KABOUL: Deux journalistes afghans travaillant pour une chaîne de télévision locale ont disparu après avoir été arrêtés par les talibans, a annoncé mardi un groupe de défense de la liberté de la presse.
Waris Hasrat et Aslam Hijab, deux journalistes de la chaîne Ariana TV, ont été interpellés lundi par les talibans et "emmenés dans un endroit inconnu", a annoncé l'Association des médias afghans, un groupe nouvellement formé de défense des journalistes.
Un porte-parole taliban a déclaré à l'AFP n'avoir aucune information sur ces disparitions.

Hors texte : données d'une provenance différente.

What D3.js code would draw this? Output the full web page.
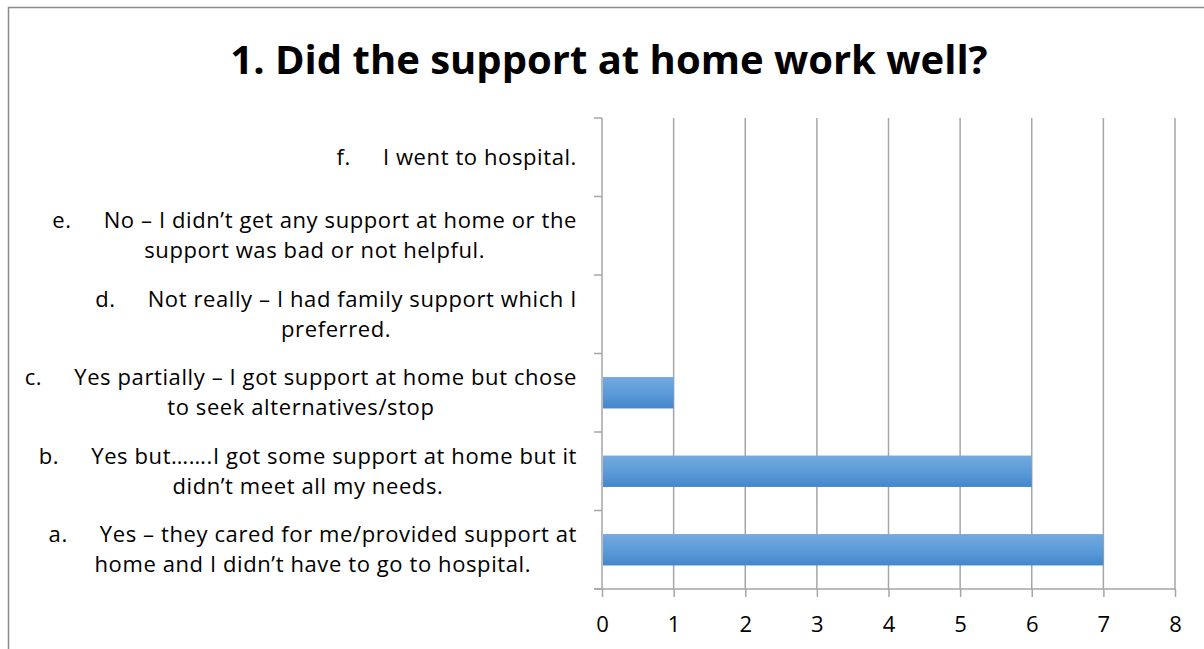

Sans faire référence aux talibans, un responsable d'Ariana ayant requis l'anonymat a indiqué à l'AFP que les deux hommes avaient été appréhendés par des hommes armés et masqués devant les bureaux de la chaîne, alors qu'ils sortaient pour aller déjeuner.

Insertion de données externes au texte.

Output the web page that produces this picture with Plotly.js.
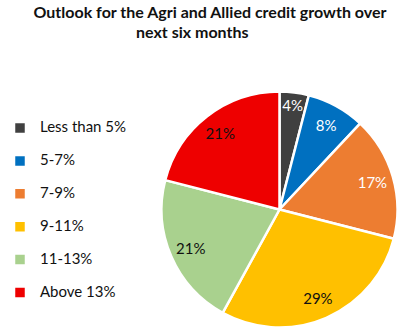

Les talibans ont promis à Ariana qu'une "enquête en règle" serait menée, a-t-il ajouté.
La Mission d'assistance des Nations unies en Afghanistan (Manua) a fait part de son inquiétude et demandé sur Twitter "instamment aux talibans d'expliquer publiquement pourquoi ils ont mis en détention les reporters d'ArianaNews et de respecter les droits des Afghans".
Amnesty International a également condamné l'arrestation "injustifiable" des deux journalistes. "Les talibans doivent les relâcher immédiatement et sans conditions", a déclaré sur Twitter le groupe de défense des droits humains.
Depuis qu'ils ont repris le pouvoir en août, après 20 années d'insurrection, les talibans ont réprimé les voix discordantes, en arrêtant des opposants et dispersant de force des manifestations contre leur régime.
Plusieurs journalistes afghans ont été tabassés en couvrant ces manifestations, interdites par les autorités.
En janvier, deux militantes féministes ont été enlevées à leur domicile de Kaboul après avoir participé à une manifestation, selon plusieurs de leurs camarades. Les talibans ont nié être impliqués et promis d'enquêter.
La Haute-commissaire de l'ONU aux droits de l'homme, Michelle Bachelet, a exprimé mardi son inquiétude sur leur sort et celui de quatre membres de leur famille qui ont disparu avec elles.
Elle s'est dite préoccupée par ce qui semble être un "schéma d'arrestations et de détentions arbitraires, de tortures et de mauvais traitements" des militants de la société civile, journalistes et membres de l'ancien gouvernement et des ex-forces de sécurité.
En début de semaine, un rapport de l'ONU a accusé les talibans et leurs alliés d'avoir tué plus d'une centaine d'anciens membres de la sphère gouvernementale et des forces de sécurité afghanes, ainsi que d'Afghans ayant travaillé avec les troupes étrangères. Le gouvernement taliban en a rejeté les conclusions.
Un universitaire afghan respecté et critique des talibans a aussi été arrêté et détenu pendant quelques jours en janvier, avant d'être libéré sous la pression médiatique.
Les talibans assurent s'être modernisés par rapport à leur précédent règne (1996-2001), lorsqu'ils interdisaient toute contestation et piétinaient largement les droits humains, des femmes notamment.
Mais ils n'ont pas tardé à réprimer à nouveau les libertés fondamentales des femmes, imposant d'importantes restrictions sur leurs droits à travailler, être éduquées et voyager.
Les pays occidentaux conditionnent au respect des droits des femmes le déblocage de milliards de dollars d'aide internationale gelée après la prise de pouvoir des islamistes.
L'Afghanistan est depuis enlisé dans une profonde crise humanitaire, la famine menaçant plus de la moitié de la population, selon l'ONU.